In the second quarter of 2020, E-commerce reached 16,1 of all retail sales, up from 11,8 in the previous quarter. It is estimated that e-Commerce grew as much in 3 months during the pandemic as it had over the previous 5 years.

Many experts see the shift to digital commerce as an acceleration of a trend that was already beginning to shape the landscape of commerce, which will only continue and provide opportunities for small businesses to generate revenue, survive and recover from the COVID-19 pandemic.


Covid might not completely change the future of digital marketing agencies, but it has supercharged existing trends. Marketing agencies have been successful at adapting to these changes during the pandemic, but they need to continue to do after it’s gone.

Understanding that both consumers and your clients have changed their behaviors, and catering your services accordingly will be essential. There may be a greater demand for digital marketing going forward, but this will be balanced out by greater competition. To stand out, you will have to develop a strong brand and invest in flexibility that works for your clients and your business.

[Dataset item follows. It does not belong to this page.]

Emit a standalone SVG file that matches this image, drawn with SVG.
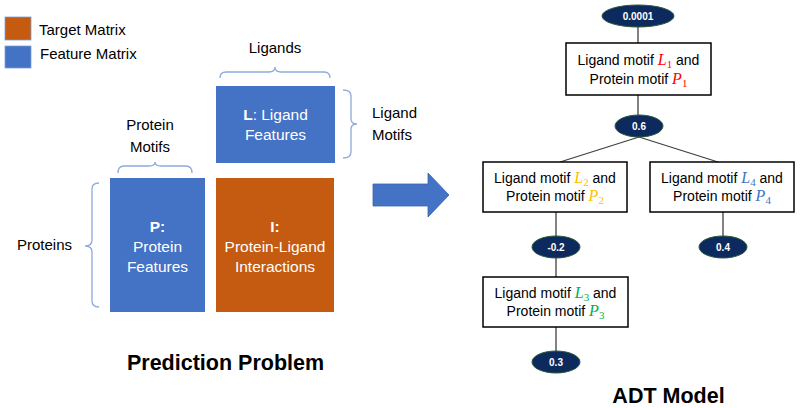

The post-Covid world is bright for digital marketing agencies, but as ever, only for those able to adapt accordingly. It is very clear that digitalization offers a path to survival and potential growth for SMBs, technology has empowered new agencies to adapt and offer better solutions for nowadays problematics and reach out for creative ways to satisfy clients’ needs. Small businesses are vital to the health of economies and societies. Those investments should be supported by continued public and private partnership initiatives that ensure that small businesses have access to the capital and tools needed to weather the current pandemic and come out of the other side stronger and more resilient.